Our first Christmas card this season was warmly welcomed by my 86-year-old mother but not for its appearance. Indifferent to artistic merit, she barely observed the robin redbreast against a snowy backdrop. She was equally uninterested in the card as a precursor of greetings to follow.
When I remarked cheerfully that if ‘one swallow does not make a summer’, a lone ‘robin’ could not comprise Christmas, Mother only said quietly, ‘The card is from Beryl.’ I should have guessed! Every Christmas, Beryl’s card is the earliest to arrive.
Mother is quick to reciprocate with one of her own, usually with an Indian-Christmas motif. The two have been corresponding for more years than Mother recalls and, as long ago as 1957, my parents met Beryl and her family in the UK. I recently discovered that the pen-friends go back well over six decades. Clearing a cupboard, I chanced upon a small nondescript-looking notebook. Intrigued by the date on its cover, I abandoned my tidying (with alacrity!) and settled down to read Mother’s diary of 1948.
In that engrossing narrative, young Olivia recounts everyday experiences of her post-academic, simple but satisfying life in Madras. She sings in the church choir, writes poems and stories, plays badminton and tennis, embroiders cushion covers and tablecloths, enjoys concerts and movies, pays visits and receives them in return. She also reads voraciously, devouring novels by Jane Austen, the Brontes, Elizabeth Gaskell and lesser-known authors. Shopping is a favourite pastime: ‘Bought a Poona sari for Rs. 20,’ is the March 8 entry.

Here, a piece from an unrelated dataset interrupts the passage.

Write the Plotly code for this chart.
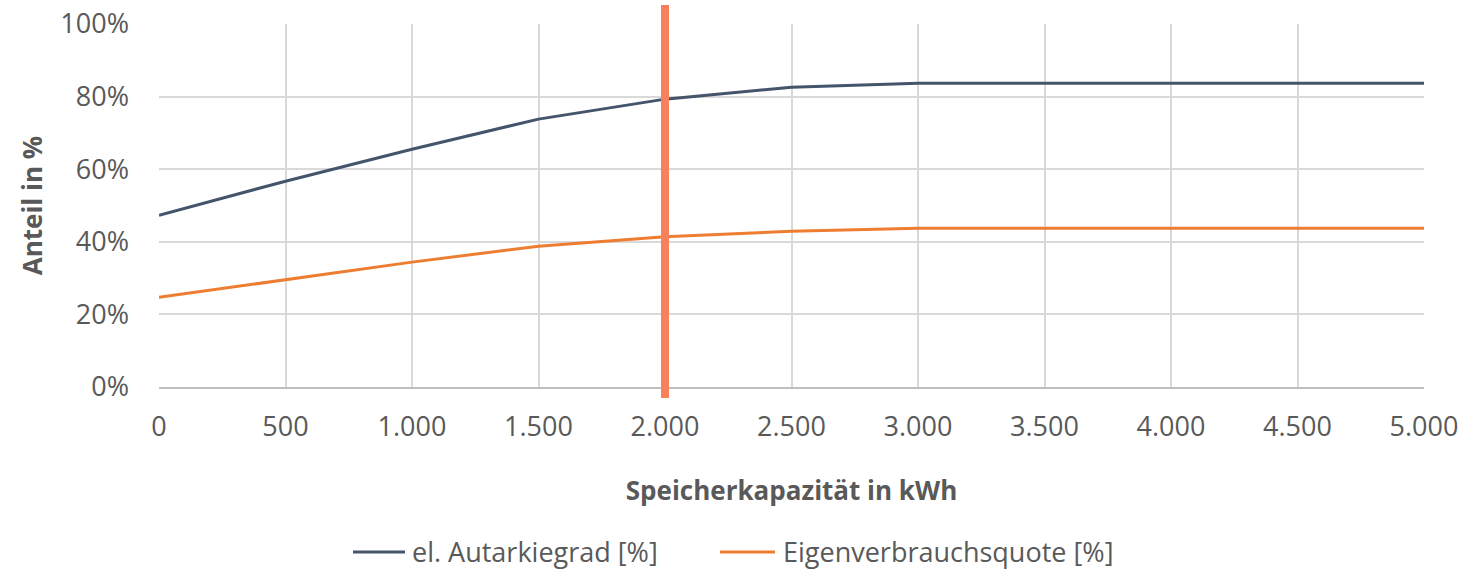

I wonder how much ‘Aunt Emily’ spent on the ‘lovely blue sari with gold border’ she presented 21-year-old Olivia on Christmas Day! That generous lady has departed this world, as have several who feature in the journal. Notable among those whose passing is recorded in 1948 is Mahatma Gandhi. On January 30, Olivia describes what she witnessed in the immediate aftermath of his assassination: ‘Cars, buses and trains were stopped by a huge mob and fire engines were rushing about, as shops were set on fire.’While many have gone, Beryl shines on! Mother hears from her only annually now but in that fascinating account of bygone times, ‘I got a letter from Beryl’ and ‘I wrote to Beryl’ are regular refrains. ‘Spent the morning painting Christmas cards,’ writes Olivia on December 13, 1948, but her card to Beryl was sent sooner, for that was an age not just of snail mail but sail mail!
How I wish Mother had kept Beryl’s Christmas card! Might it have borne a ‘robin’ like the one that would come 65 years later? Not too fanciful a thought. Apparently, that bright bird has adorned Christmas cards ever since the Victorian era, when it represented those who delivered them. Resplendent in red jackets, postmen were popularly known as ‘Robins’!